Edmundo Amaral do Nascimento: 76 anos de idade, nasceu na fazenda Mutum, próxima a
sede do município de Cachoeira do Arari. Foi vaqueiro, hoje está aposentado e se tornou pequeno
criador na agricultura familiar rural. É o que mais peregrinou com o santo. Desde a idade de 15 anos sai aos campos (completou 61 anos de peregrinação). Em Belém esteve antes
da Peregrinação inaugural de 2001, por ocasião do aniversário do então desembargador Dr.
Enivaldo Gama Ferreira, marajoara devoto de São Sebastião e de origem modesta tendo praticado profissão de vaqueiro.
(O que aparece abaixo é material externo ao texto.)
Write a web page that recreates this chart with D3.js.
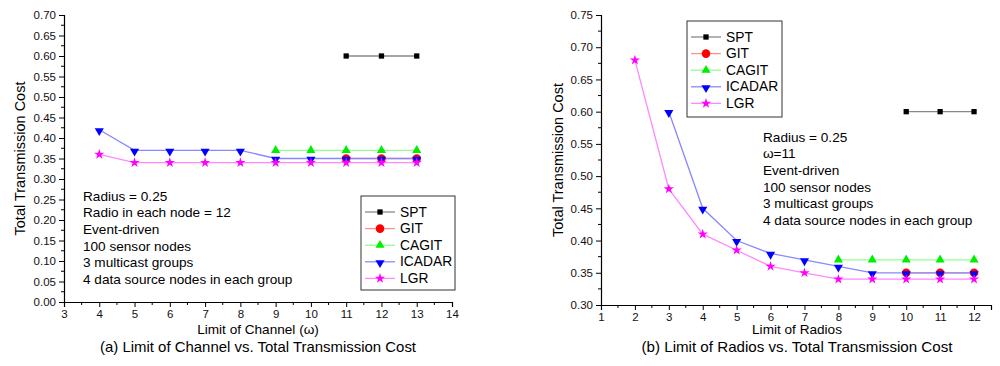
<!DOCTYPE html>
<html><head><meta charset="utf-8">
<script src="https://cdnjs.cloudflare.com/ajax/libs/d3/7.8.5/d3.min.js"></script>
<style>body{margin:0;background:#fff}svg{display:block;font-family:"Liberation Sans",Arial,sans-serif}</style>
</head><body><svg id="c" width="1000" height="366"></svg>
<script>
// Panel (a)
const aX = {SPT:[11,12,13], GIT:[11,12,13], CAGIT:[9,10,11,12,13], ICADAR:[4,5,6,7,8,9,10,11,12,13], LGR:[4,5,6,7,8,9,10,11,12,13]};
const aSPT = [0.60,0.60,0.60];
const aGIT = [0.35,0.35,0.35];
const aCAGIT = [0.37,0.37,0.37,0.37,0.37];
const aICADAR = [0.42,0.37,0.37,0.37,0.37,0.35,0.35,0.35,0.35,0.35];
const aLGR = [0.36,0.34,0.34,0.34,0.34,0.34,0.34,0.34,0.34,0.34];
const aXTicks = [3,4,5,6,7,8,9,10,11,12,13,14];
const aYTicks = [0,0.05,0.10,0.15,0.20,0.25,0.30,0.35,0.40,0.45,0.50,0.55,0.60,0.65,0.70];
const aNotes = ["Radius = 0.25","Radio in each node = 12","Event-driven","100 sensor nodes","3 multicast groups","4 data source nodes in each group"];
// Panel (b)
const bX = {SPT:[10,11,12], GIT:[10,11,12], CAGIT:[8,9,10,11,12], ICADAR:[3,4,5,6,7,8,9,10,11,12], LGR:[2,3,4,5,6,7,8,9,10,11,12]};
const bSPT = [0.60,0.60,0.60];
const bGIT = [0.35,0.35,0.35];
const bCAGIT = [0.37,0.37,0.37,0.37,0.37];
const bICADAR = [0.60,0.45,0.40,0.38,0.37,0.36,0.35,0.35,0.35,0.35];
const bLGR = [0.68,0.48,0.41,0.385,0.36,0.35,0.34,0.34,0.34,0.34,0.34];
const bXTicks = [1,2,3,4,5,6,7,8,9,10,11,12];
const bYTicks = [0.30,0.35,0.40,0.45,0.50,0.55,0.60,0.65,0.70,0.75];
const bNotes = ["Radius = 0.25","\u03c9=11","Event-driven","100 sensor nodes","3 multicast groups","4 data source nodes in each group"];
const seriesNames = ["SPT","GIT","CAGIT","ICADAR","LGR"];

const style = {
  SPT:{m:"#000000", l:"#888888", sym:d3.symbolSquare, size:28},
  GIT:{m:"#ff0000", l:"#ff9090", sym:d3.symbolCircle, size:58},
  CAGIT:{m:"#00ee00", l:"#90ff90", sym:d3.symbolTriangle, size:36},
  ICADAR:{m:"#0000ff", l:"#8888ff", sym:d3.symbolTriangle, size:36, rot:180},
  LGR:{m:"#ff00ff", l:"#ff88ff", sym:d3.symbolStar, size:32}
};

const svg = d3.select("#c");

function panel(o){
  const g = svg.append("g");
  const x = d3.scaleLinear().domain(o.xd).range(o.xr);
  const y = d3.scaleLinear().domain(o.yd).range(o.yr);
  const yAx = d3.axisLeft(y).tickValues(o.yTicks).tickFormat(d3.format(".2f")).tickSize(5).tickPadding(3);
  const yg = g.append("g").attr("transform",`translate(${o.xr[0]},0)`).call(yAx);
  const minorY = d3.range(o.yd[0]+0.025, o.yd[1], 0.05);
  yg.selectAll(".mn").data(minorY).join("line").attr("class","mn")
    .attr("x1",0).attr("x2",-3).attr("y1",d=>y(d)).attr("y2",d=>y(d)).attr("stroke","#000");
  const xAx = d3.axisBottom(x).tickValues(o.xTicks).tickFormat(d3.format("d")).tickSize(5).tickPadding(3);
  const xg = g.append("g").attr("transform",`translate(0,${o.yr[0]})`).call(xAx);
  const minorX = d3.range(o.xd[0]+0.5, o.xd[1], 1);
  xg.selectAll(".mn").data(minorX).join("line").attr("class","mn")
    .attr("y1",0).attr("y2",3).attr("x1",d=>x(d)).attr("x2",d=>x(d)).attr("stroke","#000");
  g.selectAll(".domain").attr("stroke","#000").attr("stroke-width",1.2);
  g.selectAll(".tick text").attr("font-size",11.5).attr("fill","#111").attr("font-family","Liberation Sans, Arial, sans-serif");
  g.append("text").attr("transform",`translate(${o.ylx},${(o.yr[0]+o.yr[1])/2}) rotate(-90)`)
    .attr("text-anchor","middle").attr("dominant-baseline","central").attr("font-size",14.5).text("Total Transmission Cost");
  g.append("text").attr("x",o.xlc).attr("y",329).attr("text-anchor","middle").attr("dominant-baseline","central").attr("font-size",13.6).text(o.xlabel);
  g.append("text").attr("x",o.xlc).attr("y",346).attr("text-anchor","middle").attr("dominant-baseline","central").attr("font-size",15)
    .attr("textLength",o.capW).attr("lengthAdjust","spacingAndGlyphs").text(o.caption);
  const line = d3.line().x(d=>x(d[0])).y(d=>y(d[1]));
  seriesNames.forEach(n=>{
    const pts = o.xs[n].map((v,i)=>[v,o.vals[n][i]]);
    g.append("path").datum(pts).attr("d",line).attr("fill","none").attr("stroke",style[n].l).attr("stroke-width",1.3);
  });
  seriesNames.forEach(n=>{
    const s = style[n];
    const pts = o.xs[n].map((v,i)=>[v,o.vals[n][i]]);
    g.selectAll(null).data(pts).join("path")
      .attr("d",d3.symbol().type(s.sym).size(s.size))
      .attr("transform",d=>`translate(${x(d[0])},${y(d[1])+(s.rot?1:0)})${s.rot?" rotate(180)":""}`)
      .attr("fill",s.m);
  });
  g.selectAll(null).data(o.notes).join("text").attr("x",o.nx).attr("y",(d,i)=>o.ny+i*16.7)
    .attr("dominant-baseline","central").attr("font-size",13.6).text(d=>d);
  const L = o.leg;
  g.append("rect").attr("x",L.x).attr("y",L.y).attr("width",L.w).attr("height",L.h).attr("fill","#fff").attr("stroke","#333").attr("stroke-width",1);
  seriesNames.forEach((n,i)=>{
    const s = style[n], yy = L.y+16+i*16.6;
    g.append("line").attr("x1",L.x+4).attr("x2",L.x+34).attr("y1",yy).attr("y2",yy).attr("stroke",s.l).attr("stroke-width",1.3);
    g.append("path").attr("d",d3.symbol().type(s.sym).size(s.size))
      .attr("transform",`translate(${L.x+19},${yy+(s.rot?1:0)})${s.rot?" rotate(180)":""}`).attr("fill",s.m);
    g.append("text").attr("x",L.x+39).attr("y",yy).attr("dominant-baseline","central").attr("font-size",13.8).text(n);
  });
}

panel({xd:[3,14], xr:[64,452], yd:[0,0.70], yr:[302,15], xTicks:aXTicks, yTicks:aYTicks,
  xs:aX, vals:{SPT:aSPT,GIT:aGIT,CAGIT:aCAGIT,ICADAR:aICADAR,LGR:aLGR},
  ylx:20, xlc:258, capW:316, xlabel:"Limit of Channel (\u03c9)", caption:"(a) Limit of Channel vs. Total Transmission Cost",
  notes:aNotes, nx:83, ny:196, leg:{x:361,y:196,w:94,h:94}});
panel({xd:[1,12.5], xr:[601,991], yd:[0.30,0.75], yr:[305,15], xTicks:bXTicks, yTicks:bYTicks,
  xs:bX, vals:{SPT:bSPT,GIT:bGIT,CAGIT:bCAGIT,ICADAR:bICADAR,LGR:bLGR},
  ylx:558, xlc:797, capW:311, xlabel:"Limit of Radios", caption:"(b) Limit of Radios vs. Total Transmission Cost",
  notes:bNotes, nx:763, ny:137, leg:{x:687,y:21,w:95,h:96}});
</script></body></html>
Mestre Edmundo acompanhou os 10 anos de perigrinação de Belém. Toca violão, reza a tradicional ladainha em latim e canta folia em retoton.

Miguel Aires Moraes: 62 anos de idade, nasceu na comunidade ribeirinha de Tarumã, no município
de Ponta de Pedras, às margens do Rio Arari, descendente de antiga família emigrante das ilhas dos Açores chegada ao Pará na metade do século XVIII. Extrativista de profissão, sua família
sempre fez recepção ao santo pela passagem na comunidade. Teve irmão que
foi folião, o que certamente influenciou seu aprendizado. Saiu por três anos em
comissão aos campos e há cinco anos peregrina em Belém. Toca violão, reza ladainha, canta e
compõe folias, por diversas vezes foi Mestre Sala – Capitulador.